The dimensions of resistance $R$ (and thus $\sqrt{\mu_0/\epsilon_0}$) are:
$[R] = \frac{[Potential]}{[Current]} = \frac{[Work/Charge]}{[Current]} = \frac{[ML^2 T^{-2}/AT]}{[A]} = [ML^2 T^{-3} A^{-2}]$.
Let $n_1 = 1$ in SI units ($M_1=1\text{kg}, L_1=1\text{m}, T_1=1\text{s}, A_1=1\text{A}$).
In the new system ($M_2=5\text{kg}, L_2=5\text{m}, T_2=5\text{s}, A_2=5\text{A}$), we find $n_2$.

Step 3: Detailed Explanation:

• Dimensional analysis equation:
\[ n_2 = n_1 \times \left( \frac{M_1}{M_2} \right)^1 \times \left( \frac{L_1}{L_2} \right)^2 \times \left( \frac{T_1}{T_2} \right)^{-3} \times \left( \frac{A_1}{A_2} \right)^{-2} \]

• Substituting given values:
\[ n_2 = 1 \times \left( \frac{1}{5} \right)^1 \times \left( \frac{1}{5} \right)^2 \times \left( \frac{1}{5} \right)^{-3} \times \left( \frac{1}{5} \right)^{-2} \]
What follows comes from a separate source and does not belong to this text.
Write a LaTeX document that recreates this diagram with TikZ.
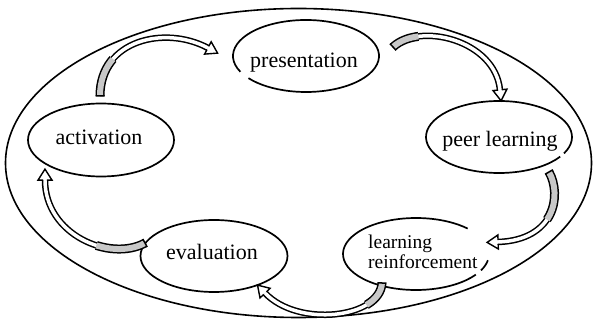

• Simplifying the exponents:
\[ n_2 = \frac{1}{5} \times \frac{1}{5^2} \times 5^3 \times 5^2 \]
\[ n_2 = 5^{-1} \times 5^{-2} \times 5^3 \times 5^2 = 5^{-1-2+3+2} = 5^2 \]
\[ n_2 = 25. \]

Step 4: Final Answer:
One SI unit of the intrinsic impedance $\sqrt{\mu_0/\epsilon_0}$ corresponds to a magnitude of 25 in the new system of units.